Actually, sherbert, is that just travel or travel and accomodation or what ?
That's a near enough complete figure of travel and accommodation. That would be as low as you could manage it though - so £30k plus is probably reasonable, especially with a lot of trips outside of Europe. A lot of places such as Turkey, Egypt and Tunisia - you can't make it much cheaper as you end up paying out if you don't stay at the official hotel with the tournament. This is actually becoming more common - which will certainly add to the costs.
Surely the issue here isn't Dan inidividually, what car he drives, how much money his parents have - that's all a distraction.
Here's the rub for me - and this isn't so much of an opinion but more an observation- no one, not the number 26 or the number 426 has a given right to earn money playing tennis.

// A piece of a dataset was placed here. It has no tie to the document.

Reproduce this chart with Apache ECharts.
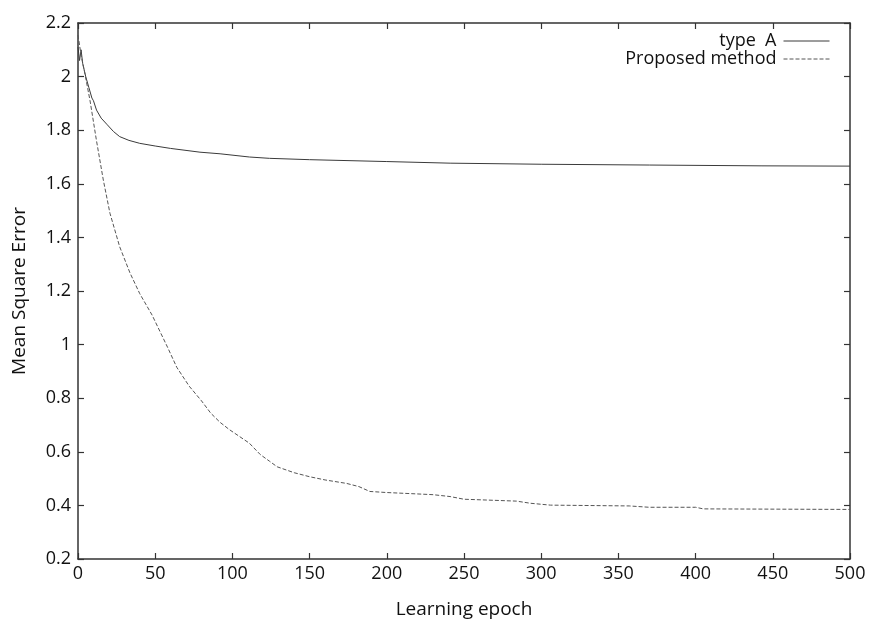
<!DOCTYPE html>
<html>
<head>
<meta charset="utf-8">
<script src="https://cdn.jsdelivr.net/npm/echarts@6/dist/echarts.min.js"></script>
<style>html,body{margin:0;padding:0;background:#fff}#c{width:872px;height:626px}</style>
</head>
<body>
<div id="c"></div>
<script>
const typeAEpochs = [0,1,2,3,5,7,9,10,12,15,19,23,27,33,40,50,60,79,92,111,124,150,200,241,300,370,443,500];
const typeAValues = [2.11,2.06,2.10,2.05,2.00,1.96,1.92,1.91,1.875,1.845,1.82,1.795,1.776,1.762,1.751,1.741,1.732,1.718,1.712,1.700,1.695,1.690,1.683,1.677,1.673,1.670,1.667,1.666];
const proposedEpochs = [0,2,4.5,7.8,12,16.4,20.7,27,33.7,40,48,53,58,64,72,80,86,92,98,111,118,124,129,140,150,160,174,182,189,200,219,230,241,250,284,293,306,357,370,400,405,500];
const proposedValues = [2.155,2.08,2.01,1.91,1.76,1.614,1.49,1.365,1.267,1.19,1.11,1.05,0.99,0.915,0.845,0.79,0.744,0.71,0.683,0.632,0.59,0.565,0.544,0.522,0.507,0.495,0.482,0.47,0.452,0.448,0.443,0.44,0.433,0.423,0.416,0.408,0.401,0.398,0.393,0.393,0.387,0.385];
const seriesNames = ['type  A', 'Proposed method'];
const xLabel = 'Learning epoch';
const yLabel = 'Mean Square Error';

const FONT = 'Open Sans';
const axisColor = '#333';
const chart = echarts.init(document.getElementById('c'));
const zip = (xs, ys) => xs.map((x, i) => [x, ys[i]]);
const fmt = v => String(Math.round(v * 10) / 10);

chart.setOption({
  animation: false,
  grid: { left: 78, right: 22, top: 23, bottom: 67 },
  legend: {
    orient: 'vertical', right: 37, top: 27, align: 'right',
    itemWidth: 46, itemHeight: 12, itemGap: 0,
    itemStyle: { opacity: 0 },
    lineStyle: { width: 1 },
    textStyle: { fontFamily: FONT, fontSize: 18, color: '#111', padding: [0, 2, 0, 0] },
    data: seriesNames
  },
  xAxis: [{
    type: 'value', min: 0, max: 500, interval: 50,
    name: xLabel, nameLocation: 'middle', nameGap: 41,
    nameTextStyle: { fontFamily: FONT, fontSize: 19, color: '#111' },
    axisLine: { show: true, onZero: false, lineStyle: { color: axisColor, width: 1.5 } },
    axisTick: { show: true, inside: true, length: 6, lineStyle: { color: axisColor, width: 1.2 } },
    axisLabel: { fontFamily: FONT, fontSize: 18, color: '#111', margin: 6 },
    splitLine: { show: false }
  }, {
    type: 'value', min: 0, max: 500, interval: 50, position: 'top',
    axisLine: { show: true, onZero: false, lineStyle: { color: axisColor, width: 1.5 } },
    axisTick: { show: true, inside: true, length: 6, lineStyle: { color: axisColor, width: 1.2 } },
    axisLabel: { show: false }, splitLine: { show: false }
  }],
  yAxis: [{
    type: 'value', min: 0.2, max: 2.2, interval: 0.2,
    name: yLabel, nameLocation: 'middle', nameGap: 49, nameRotate: 90,
    nameTextStyle: { fontFamily: FONT, fontSize: 19, color: '#111' },
    axisLine: { show: true, onZero: false, lineStyle: { color: axisColor, width: 1.5 } },
    axisTick: { show: true, inside: true, length: 6, lineStyle: { color: axisColor, width: 1.2 } },
    axisLabel: { fontFamily: FONT, fontSize: 18, color: '#111', margin: 7, formatter: fmt },
    splitLine: { show: false }
  }, {
    type: 'value', min: 0.2, max: 2.2, interval: 0.2, position: 'right',
    axisLine: { show: true, onZero: false, lineStyle: { color: axisColor, width: 1.5 } },
    axisTick: { show: true, inside: true, length: 6, lineStyle: { color: axisColor, width: 1.2 } },
    axisLabel: { show: false }, splitLine: { show: false }
  }],
  series: [{
    name: seriesNames[0], type: 'line', symbol: 'none', showSymbol: false,
    data: zip(typeAEpochs, typeAValues),
    lineStyle: { color: '#3a3a3a', width: 1, type: 'solid' },
    itemStyle: { color: '#3a3a3a' }
  }, {
    name: seriesNames[1], type: 'line', symbol: 'none', showSymbol: false,
    data: zip(proposedEpochs, proposedValues),
    lineStyle: { color: '#555', width: 1, type: [4, 2] },
    itemStyle: { color: '#555' }
  }]
});
</script>
</body>
</html>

These things are dictated to a large degree by the popularity of the sport (and thus, sponsorship, TV rights etc). All this chat about Nadal and co doing more for the lowly ranked players is, in my view, rubbish. No one is paying to watch Jesse Huta Gulang play. They're paying to watch the big guys. It's trickle down economics, right?
So the issue isn't whether you should make money being the 430th best tennis player in the world (the football analogy is, again, frankly rubbish), it's about whether the system, here being the LTA, is providing enough structural support for players with the most potential to reach a point where they can make a living based on the current popularity of the game, where the trickle down trickles out (at present that's about 150?) and whether that system has enough flexiblity in it to recognise the ever changing demographics of that top 150 (age, injury etc).
So this isn't about what car Dan drives (such tone deafness, in my view) but about whether Dan (or whoever) is good enough, and within a reasonable age, condition etc, to make the top 150. And if he is, then what do we need to change in the system to make that a viable option?
So here's a challenge - what three things would you implement at the LTA that would give those financially struggling but with the potential to make, say, top 150, the chance to do so?
As another poster has already commented LordB - a good post and I agree with more or less everything you say particularly about the football analogy where you could also say in response to Dan that there are a lot of players even in the top 200, 100 even that nobody knows about - but that is dictated by the popularity of the sport as you quite rightly point out.
As to your last point/challenge I can't come up with three things that the LTA could implement but if Dan feels adamant that a coach would benefit him - which seems reasonable - could the LTA not fund one for him for say a trial period of 3 months - 6 months perhaps? Then review it after that period. What do you and others think?
Victor Estrella Burgos (if he was a Brit), . . . . . . . .would not be where they are now under the present LTA financial regime and that would have been a shame.
Sad to say perhaps, but I reckon it a hundred times more likely that his late career surge has more to do with 'supplements' than support from the Dominican Republic tennis federation.